January 29th, 2011 @ 09:00 GMT by Richard Stowey


Content is highly important during website design and development. As a Digital Project Manager, it’s important to know how to get the most out of it. Content Strategy for the Web by Kristina Halvorson covers pretty much everything.

During the process of creating content, it’s always better if it’s created before other elements. It affects information architecture, design, development, testing, content input and delivery. Arguably, without content, websites cease to exist without good content and a deliverable strategy behind it. A failure to understand the content requirements and what is involved to deliver that fully can assist in project failure.

Content Strategy for the Web discusses a strategy about content strategy. Kristina Halvorson takes a look into the full lifecycle of planning, creating, governing, and maintaining content. Even as a high level overview, it provides practical advice to getting started on improving the way that you view and act on content.

Business and User needs are, of course, at the heart of all content requirements. Is it going to be suitable for those reading it, and does it meet the needs of the business who has put together the content?
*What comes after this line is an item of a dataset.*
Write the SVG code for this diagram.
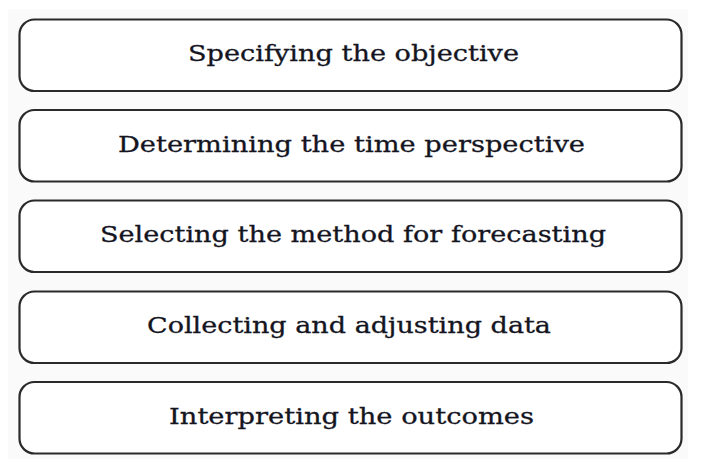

I read Content Strategy for the Web over the period of about two months. I could dip in and out, find out about the various parts of each content strategy stage and then walk away with something tangible to implement into the content strategy process. Although not directly responsible for the creation of the strategy, I am generally the one who overseas the content creation and implementation. So this directly affects what I do.
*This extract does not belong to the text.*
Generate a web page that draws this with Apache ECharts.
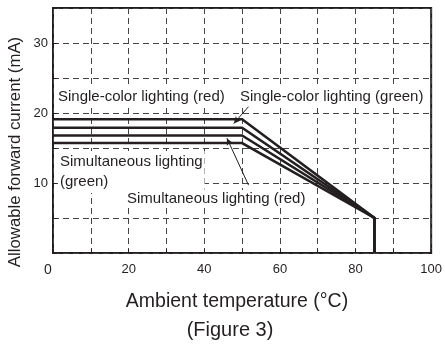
<!DOCTYPE html>
<html>
<head>
<meta charset="utf-8">
<script src="https://cdn.jsdelivr.net/npm/echarts@6/dist/echarts.min.js"></script>
<style>
html,body{margin:0;padding:0;background:#fff;}
#chart{width:445px;height:345px;}
</style>
</head>
<body>
<div id="chart"></div>
<script>
// Data
const temps = [0, 50, 85, 85];
const singleRed = [19.1, 19.1, 5, 0];
const singleGreen = [17.9, 17.9, 5, 0];
const simRed = [16.8, 16.8, 5, 0];
const simGreen = [15.7, 15.7, 5, 0];
const xTickLabels = [0, 20, 40, 60, 80, 100];
const yTickLabels = [10, 20, 30];
// leader arrows in data coords: [fromX, fromY, toX, toY]
const leaders = [
  [51.7, 20.9, 47.8, 18.5],
  [51.7, 9.7, 46.0, 16.4]
];

const INK = '#231f20';
const FONT = "'Liberation Sans', Arial, Helvetica, sans-serif";

function pairs(ys){ return temps.map((t,i)=>[t, ys[i]]); }

const chart = echarts.init(document.getElementById('chart'), null, {renderer:'canvas'});

const lineSeries = (name, ys, extra) => Object.assign({
  name, type:'line', data: pairs(ys), showSymbol:false, symbol:'none',
  lineStyle:{color:INK, width:2.5, join:'miter'}, z:5, animation:false
}, extra||{});

const option = {
  animation:false,
  backgroundColor:'#fff',
  grid:{left:53, top:8, width:380, height:245, show:true, borderColor:INK, borderWidth:2, backgroundColor:'transparent'},
  xAxis:{
    type:'value', min:0, max:100, interval:10,
    axisLine:{show:false},
    axisTick:{show:true, inside:true, length:4, lineStyle:{color:INK}},
    splitLine:{show:true, lineStyle:{color:'#444', width:1, type:[6,4]}},
    axisLabel:{
      margin:10, color:INK, fontFamily:FONT, fontSize:13,
      formatter:(v)=> xTickLabels.includes(v) ? (v===0 ? '{z|0}' : String(v)) : '',
      rich:{z:{fontFamily:FONT, fontSize:14, color:INK, padding:[0,10,0,0]}}
    }
  },
  yAxis:{
    type:'value', min:0, max:35, interval:5,
    axisLine:{show:false},
    axisTick:{show:true, inside:true, length:4, lineStyle:{color:INK}},
    splitLine:{show:true, lineStyle:{color:'#444', width:1, type:[6,4]}},
    axisLabel:{
      margin:5, color:INK, fontFamily:FONT, fontSize:13,
      formatter:(v)=> yTickLabels.includes(v) ? String(v) : ''
    }
  },
  series:[
    lineSeries('Single-color lighting (red)', singleRed, {
      markLine:{
        silent:true, symbol:['none','arrow'], symbolSize:[5,7],
        lineStyle:{color:INK, width:1, type:'solid'}, label:{show:false},
        animation:false,
        data: leaders.map(l=>[{coord:[l[0],l[1]]},{coord:[l[2],l[3]]}])
      }
    }),
    lineSeries('Single-color lighting (green)', singleGreen),
    lineSeries('Simultaneous lighting (red)', simRed),
    lineSeries('Simultaneous lighting (green)', simGreen)
  ],
  graphic:[
    {type:'text', left:56, top:88, z:100, style:{text:'Single-color lighting (red)', font:'15px '+FONT, fill:INK, backgroundColor:'#fff', padding:[1,2]}},
    {type:'text', left:238, top:88, z:100, style:{text:'Single-color lighting (green)', font:'15px '+FONT, fill:INK, backgroundColor:'#fff', padding:[1,2]}},
    {type:'text', left:58, top:151, z:100, style:{text:'Simultaneous lighting\n(green)', font:'15px '+FONT, lineHeight:20, fill:INK, backgroundColor:'#fff', padding:[1,2]}},
    {type:'text', left:125, top:190, z:100, style:{text:'Simultaneous lighting (red)', font:'15px '+FONT, fill:INK, backgroundColor:'#fff', padding:[1,2]}},
    {type:'text', x:15, y:152, rotation:Math.PI/2, z:100, style:{text:'Allowable forward current (mA)', font:'16.8px '+FONT, fill:INK, align:'center', verticalAlign:'middle', textAlign:'center', textVerticalAlign:'middle'}},
    {type:'text', x:237, y:302, z:100, style:{text:'Ambient temperature (°C)', font:'19.5px '+FONT, fill:INK, align:'center', verticalAlign:'middle', textAlign:'center', textVerticalAlign:'middle'}},
    {type:'text', x:230, y:330, z:100, style:{text:'(Figure 3)', font:'20px '+FONT, fill:INK, align:'center', verticalAlign:'middle', textAlign:'center', textVerticalAlign:'middle'}}
  ]
};
chart.setOption(option);
</script>
</body>
</html>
Not only that, but the book also opens you eyes to how long it actually takes to analyse, create and maintain content. You don’t stop worrying about content until it has been officially deleted or archived. Either way it’s no longer on the website.

Content Strategy for the Web is short, sweet and full to the brim with a fantastic overview of the content strategy process, as well as very useful advice for implementing the process.

I have learnt a lot from this book and I’ll be hard pushed to find one as easy to read and use as this one.